- Birth name: Rhys Gregory Tolhurst
- Born: 14 June 1994 (age 31) Gold Coast, Australia,
- Origin: Cairns, Queensland, Australia
- Genres: Pop Music, Contemporary, pop,
- Occupation(s): Singer-songwriter, record producer
- Instrument(s): Vocals, piano/keyboards,
- Years active: 2012–present
- Labels: Unsigned

= Rhys Tolhurst =

Australian singer-songwriter (born 1994)

Rhys Gregory Tolhurst (born 14 June 1994) is an Australian singer-songwriter.

==Early life==
Rhys Tolhurst was born in Gold Coast, Queensland, Australia on 14 June 1994. He was adopted when he was 6 weeks old and was raised in Cairns, Queensland where he spent his childhood.
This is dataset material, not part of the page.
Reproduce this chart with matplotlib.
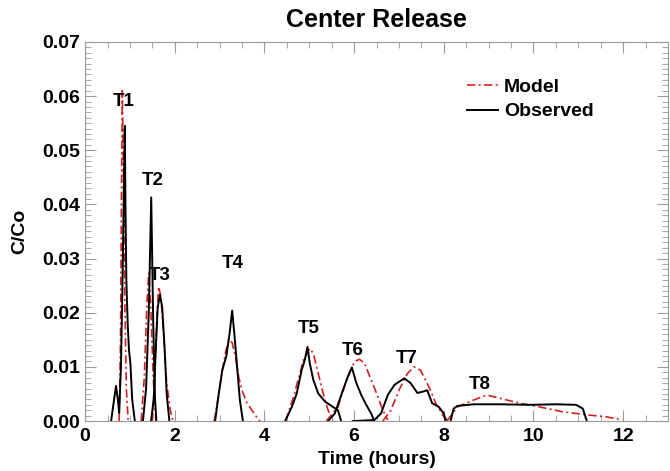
import matplotlib
matplotlib.use("Agg")
import matplotlib.pyplot as plt
import numpy as np

plt.rcParams['font.family'] = ['Liberation Sans', 'DejaVu Sans']
plt.rcParams['font.weight'] = 'bold'

# observed breakthrough curves, one segment per tracer (time in hours, C/Co)
obs_time = [
    [0.58, 0.63, 0.69, 0.73, 0.76, 0.80, 0.83, 0.86, 0.885, 0.90, 0.92, 0.95, 0.98, 1.01, 1.05, 1.11],
    [1.29, 1.36, 1.42, 1.475, 1.52, 1.56, 1.59],
    [1.47, 1.53, 1.58, 1.62, 1.67, 1.72, 1.77, 1.82, 1.88],
    [2.90, 2.98, 3.06, 3.15, 3.22, 3.28, 3.33, 3.38, 3.45, 3.52],
    [4.46, 4.61, 4.72, 4.83, 4.90, 4.96, 5.01, 5.09, 5.20, 5.35, 5.53, 5.64, 5.71],
    [5.42, 5.57, 5.75, 5.86, 5.95, 6.05, 6.16, 6.27, 6.38, 6.45],
    [5.97, 6.45, 6.60, 6.75, 6.90, 7.12, 7.26, 7.41, 7.52, 7.63, 7.74, 7.89, 8.00, 8.04],
    [8.15, 8.22, 8.30, 8.67, 9.25, 9.92, 10.51, 10.95, 11.10, 11.19],
]
obs_conc = [
    [0, 0.003, 0.0065, 0.004, 0.0015, 0.010, 0.0237, 0.040, 0.0545, 0.040, 0.026, 0.018, 0.013, 0.0107, 0.004, 0],
    [0, 0.006, 0.020, 0.0413, 0.018, 0.004, 0],
    [0, 0.004, 0.014, 0.021, 0.0233, 0.021, 0.014, 0.005, 0],
    [0, 0.005, 0.0094, 0.012, 0.016, 0.0204, 0.016, 0.011, 0.004, 0],
    [0, 0.0026, 0.0051, 0.0094, 0.0113, 0.0137, 0.0107, 0.0076, 0.0051, 0.0036, 0.0026, 0.002, 0],
    [0, 0.0014, 0.0057, 0.0082, 0.0099, 0.007, 0.0048, 0.003, 0.0014, 0],
    [0, 0.0002, 0.0014, 0.0048, 0.0067, 0.0079, 0.007, 0.0052, 0.0054, 0.0057, 0.0033, 0.0026, 0.0014, 0],
    [0, 0.0023, 0.0028, 0.0031, 0.0031, 0.003, 0.0031, 0.003, 0.0023, 0],
]

# model curves
mod_time = [
    [0.76, 0.79, 0.81, 0.83, 0.85, 0.88, 0.92, 0.96],
    [1.25, 1.32, 1.38, 1.42, 1.46, 1.52, 1.58],
    [1.50, 1.55, 1.60, 1.64, 1.69, 1.75, 1.82, 1.90, 1.96],
    [2.88, 2.98, 3.06, 3.14, 3.21, 3.28, 3.36, 3.43, 3.50, 3.60, 3.72, 3.82, 3.90],
    [4.47, 4.65, 4.87, 5.01, 5.09, 5.20, 5.31, 5.42, 5.53],
    [5.38, 5.64, 5.83, 6.01, 6.12, 6.23, 6.38, 6.53, 6.64, 6.75],
    [6.64, 6.82, 7.00, 7.19, 7.34, 7.48, 7.67, 7.82, 8.00, 8.11],
    [8.07, 8.30, 8.67, 8.96, 9.25, 9.70, 10.14, 10.66, 11.25, 11.62, 11.98],
]
mod_conc = [
    [0, 0.015, 0.040, 0.061, 0.050, 0.025, 0.006, 0],
    [0, 0.008, 0.022, 0.0273, 0.022, 0.008, 0],
    [0, 0.007, 0.019, 0.0248, 0.023, 0.016, 0.007, 0.002, 0],
    [0, 0.005, 0.0094, 0.013, 0.015, 0.0145, 0.0115, 0.008, 0.0057, 0.0035, 0.002, 0.0008, 0],
    [0, 0.0045, 0.0113, 0.0134, 0.0125, 0.0088, 0.0051, 0.002, 0],
    [0, 0.0026, 0.0076, 0.011, 0.0114, 0.0107, 0.0076, 0.0045, 0.002, 0.0002],
    [0, 0.002, 0.0057, 0.0088, 0.010, 0.0094, 0.0063, 0.0033, 0.0008, 0],
    [0, 0.0026, 0.0039, 0.0048, 0.0042, 0.0033, 0.0026, 0.0017, 0.0011, 0.0008, 0.0002],
]

tracer_labels = ["T1", "T2", "T3", "T4", "T5", "T6", "T7", "T8"]
label_x = [0.86, 1.50, 1.66, 3.30, 4.98, 5.97, 7.17, 8.80]
label_y = [0.059, 0.0444, 0.0268, 0.029, 0.017, 0.0131, 0.0116, 0.0067]

fig = plt.figure(figsize=(6.7, 4.71), dpi=100)
ax = fig.add_axes([0.127, 0.106, 0.870, 0.805])

for i in range(len(mod_time)):
    ax.plot(mod_time[i], mod_conc[i], color='#d42020', lw=1.2,
            dashes=(5, 2, 1.2, 2), label='Model' if i == 0 else None)
for i in range(len(obs_time)):
    ax.plot(obs_time[i], obs_conc[i], color='black', lw=1.4,
            label='Observed' if i == 0 else None)

for lab, x, y in zip(tracer_labels, label_x, label_y):
    ax.text(x, y, lab, ha='center', va='center', fontsize=13.5, fontweight='bold')

ax.set_xlim(0, 13)
ax.set_ylim(0, 0.07)
ax.set_xticks([0, 2, 4, 6, 8, 10, 12])
ax.set_xticks(np.arange(0, 13.01, 0.5), minor=True)
ax.set_yticks(np.arange(0, 0.0701, 0.01))
ax.set_yticks(np.arange(0, 0.0701, 0.001), minor=True)
ax.set_yticklabels(["%.2f" % v for v in np.arange(0, 0.0701, 0.01)])

ax.tick_params(which='both', direction='in', top=True, right=True, colors='#999999',
               labelcolor='black', labelsize=14)
ax.tick_params(which='major', length=8, width=0.8)
ax.tick_params(which='minor', length=4, width=0.6)
ax.tick_params(axis='x', which='major', pad=5)
for s in ax.spines.values():
    s.set_color('#999999')
    s.set_linewidth(0.8)

ax.set_title("Center Release", fontsize=18, fontweight='bold', pad=11)
ax.set_xlabel("Time (hours)", fontsize=14, fontweight='bold', labelpad=4)
ax.set_ylabel("C/Co", fontsize=14, fontweight='bold', labelpad=10)

ax.legend(loc='upper left', bbox_to_anchor=(0.625, 0.95), frameon=False, fontsize=14,
          handlelength=1.6, handletextpad=0.3, labelspacing=0.35)

fig.savefig("out.png", dpi=100)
Rhys was an only child and attended Our Lady Help Of Christians Primary School and Saint Mary's Catholic College. He was then enrolled in Tertiary Education at the Queensland Conservatorium Griffith University.

==Career==
Rhys was a Finalist on Australia's Got Talent in 2012. His first single 'Being Together' was released in 2016. The song was produced by Melbourne Music Director Dorian West. Rhys appeared on All Together Now in 2018.
In 2019, Rhys released singles 'Traitor' and 'Paradise'. In 2020, Rhys has been writing & producing his own music. 'Keep Dreaming' is his first release which will be released on 21 May 2020. He has had performances in over 150 weddings ceremonies in Australia.